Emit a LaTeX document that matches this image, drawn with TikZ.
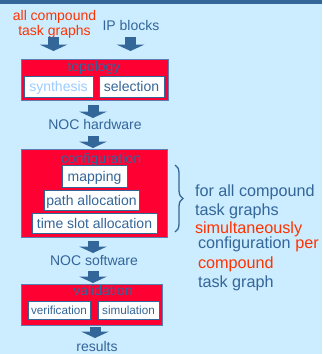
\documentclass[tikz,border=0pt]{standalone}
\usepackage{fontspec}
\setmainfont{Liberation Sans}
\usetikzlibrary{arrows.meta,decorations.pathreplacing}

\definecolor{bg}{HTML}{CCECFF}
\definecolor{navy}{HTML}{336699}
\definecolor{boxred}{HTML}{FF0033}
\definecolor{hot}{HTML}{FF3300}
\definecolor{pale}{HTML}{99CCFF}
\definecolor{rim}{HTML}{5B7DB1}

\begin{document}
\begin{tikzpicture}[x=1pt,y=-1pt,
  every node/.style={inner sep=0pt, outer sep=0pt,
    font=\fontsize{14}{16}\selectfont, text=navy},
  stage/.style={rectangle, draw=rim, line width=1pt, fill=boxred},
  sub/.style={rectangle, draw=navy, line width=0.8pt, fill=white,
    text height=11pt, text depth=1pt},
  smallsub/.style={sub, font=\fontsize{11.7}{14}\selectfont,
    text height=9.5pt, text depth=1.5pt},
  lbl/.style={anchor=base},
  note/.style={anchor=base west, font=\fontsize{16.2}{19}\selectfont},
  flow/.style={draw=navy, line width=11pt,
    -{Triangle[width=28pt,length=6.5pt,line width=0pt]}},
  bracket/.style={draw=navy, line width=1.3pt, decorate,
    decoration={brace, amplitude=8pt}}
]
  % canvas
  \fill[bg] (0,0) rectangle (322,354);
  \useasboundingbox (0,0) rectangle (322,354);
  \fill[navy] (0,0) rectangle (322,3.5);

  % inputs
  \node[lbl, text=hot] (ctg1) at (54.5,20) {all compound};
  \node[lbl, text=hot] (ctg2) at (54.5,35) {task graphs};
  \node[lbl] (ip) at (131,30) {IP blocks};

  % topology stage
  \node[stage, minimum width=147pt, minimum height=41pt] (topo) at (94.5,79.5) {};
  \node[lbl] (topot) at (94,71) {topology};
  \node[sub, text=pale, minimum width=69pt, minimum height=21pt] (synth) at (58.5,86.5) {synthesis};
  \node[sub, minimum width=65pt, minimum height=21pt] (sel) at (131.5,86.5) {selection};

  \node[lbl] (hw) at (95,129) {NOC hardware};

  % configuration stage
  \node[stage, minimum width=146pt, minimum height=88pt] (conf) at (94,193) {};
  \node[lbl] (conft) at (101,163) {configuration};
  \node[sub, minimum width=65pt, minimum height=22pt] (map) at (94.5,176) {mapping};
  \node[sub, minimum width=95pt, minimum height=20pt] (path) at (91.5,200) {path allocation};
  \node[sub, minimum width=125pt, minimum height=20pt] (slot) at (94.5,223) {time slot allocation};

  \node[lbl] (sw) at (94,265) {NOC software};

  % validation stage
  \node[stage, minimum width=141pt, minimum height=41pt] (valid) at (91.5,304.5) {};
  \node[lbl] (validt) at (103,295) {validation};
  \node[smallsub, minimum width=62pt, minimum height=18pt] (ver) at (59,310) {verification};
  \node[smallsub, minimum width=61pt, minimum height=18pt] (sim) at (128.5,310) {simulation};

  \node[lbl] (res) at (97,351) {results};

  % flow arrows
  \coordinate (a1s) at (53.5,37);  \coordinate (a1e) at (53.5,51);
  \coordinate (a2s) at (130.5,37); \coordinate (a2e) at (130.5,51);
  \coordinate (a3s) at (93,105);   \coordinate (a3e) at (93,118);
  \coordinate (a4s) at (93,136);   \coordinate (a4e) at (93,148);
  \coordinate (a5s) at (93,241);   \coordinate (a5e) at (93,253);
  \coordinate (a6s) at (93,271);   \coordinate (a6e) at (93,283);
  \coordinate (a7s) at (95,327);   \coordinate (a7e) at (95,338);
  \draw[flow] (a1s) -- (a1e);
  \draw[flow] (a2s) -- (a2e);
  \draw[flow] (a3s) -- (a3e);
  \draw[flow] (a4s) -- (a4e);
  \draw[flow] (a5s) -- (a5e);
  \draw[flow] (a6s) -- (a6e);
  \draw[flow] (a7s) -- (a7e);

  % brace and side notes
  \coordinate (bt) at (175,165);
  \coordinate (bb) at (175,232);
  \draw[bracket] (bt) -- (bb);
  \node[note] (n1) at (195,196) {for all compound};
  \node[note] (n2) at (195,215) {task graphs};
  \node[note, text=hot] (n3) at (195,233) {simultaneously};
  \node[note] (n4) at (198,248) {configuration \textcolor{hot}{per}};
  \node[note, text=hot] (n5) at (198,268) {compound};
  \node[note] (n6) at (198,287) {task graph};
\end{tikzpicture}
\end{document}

**What the task asks**
Skip every picture and return the lines above from the top through the one that contains "(sw) at (94,265)".

**Worked solution**
Emit a LaTeX document that matches this image, drawn with TikZ.
\documentclass[tikz,border=0pt]{standalone}
\usepackage{fontspec}
\setmainfont{Liberation Sans}
\usetikzlibrary{arrows.meta,decorations.pathreplacing}

\definecolor{bg}{HTML}{CCECFF}
\definecolor{navy}{HTML}{336699}
\definecolor{boxred}{HTML}{FF0033}
\definecolor{hot}{HTML}{FF3300}
\definecolor{pale}{HTML}{99CCFF}
\definecolor{rim}{HTML}{5B7DB1}

\begin{document}
\begin{tikzpicture}[x=1pt,y=-1pt,
  every node/.style={inner sep=0pt, outer sep=0pt,
    font=\fontsize{14}{16}\selectfont, text=navy},
  stage/.style={rectangle, draw=rim, line width=1pt, fill=boxred},
  sub/.style={rectangle, draw=navy, line width=0.8pt, fill=white,
    text height=11pt, text depth=1pt},
  smallsub/.style={sub, font=\fontsize{11.7}{14}\selectfont,
    text height=9.5pt, text depth=1.5pt},
  lbl/.style={anchor=base},
  note/.style={anchor=base west, font=\fontsize{16.2}{19}\selectfont},
  flow/.style={draw=navy, line width=11pt,
    -{Triangle[width=28pt,length=6.5pt,line width=0pt]}},
  bracket/.style={draw=navy, line width=1.3pt, decorate,
    decoration={brace, amplitude=8pt}}
]
  % canvas
  \fill[bg] (0,0) rectangle (322,354);
  \useasboundingbox (0,0) rectangle (322,354);
  \fill[navy] (0,0) rectangle (322,3.5);

  % inputs
  \node[lbl, text=hot] (ctg1) at (54.5,20) {all compound};
  \node[lbl, text=hot] (ctg2) at (54.5,35) {task graphs};
  \node[lbl] (ip) at (131,30) {IP blocks};

  % topology stage
  \node[stage, minimum width=147pt, minimum height=41pt] (topo) at (94.5,79.5) {};
  \node[lbl] (topot) at (94,71) {topology};
  \node[sub, text=pale, minimum width=69pt, minimum height=21pt] (synth) at (58.5,86.5) {synthesis};
  \node[sub, minimum width=65pt, minimum height=21pt] (sel) at (131.5,86.5) {selection};

  \node[lbl] (hw) at (95,129) {NOC hardware};

  % configuration stage
  \node[stage, minimum width=146pt, minimum height=88pt] (conf) at (94,193) {};
  \node[lbl] (conft) at (101,163) {configuration};
  \node[sub, minimum width=65pt, minimum height=22pt] (map) at (94.5,176) {mapping};
  \node[sub, minimum width=95pt, minimum height=20pt] (path) at (91.5,200) {path allocation};
  \node[sub, minimum width=125pt, minimum height=20pt] (slot) at (94.5,223) {time slot allocation};

  \node[lbl] (sw) at (94,265) {NOC software};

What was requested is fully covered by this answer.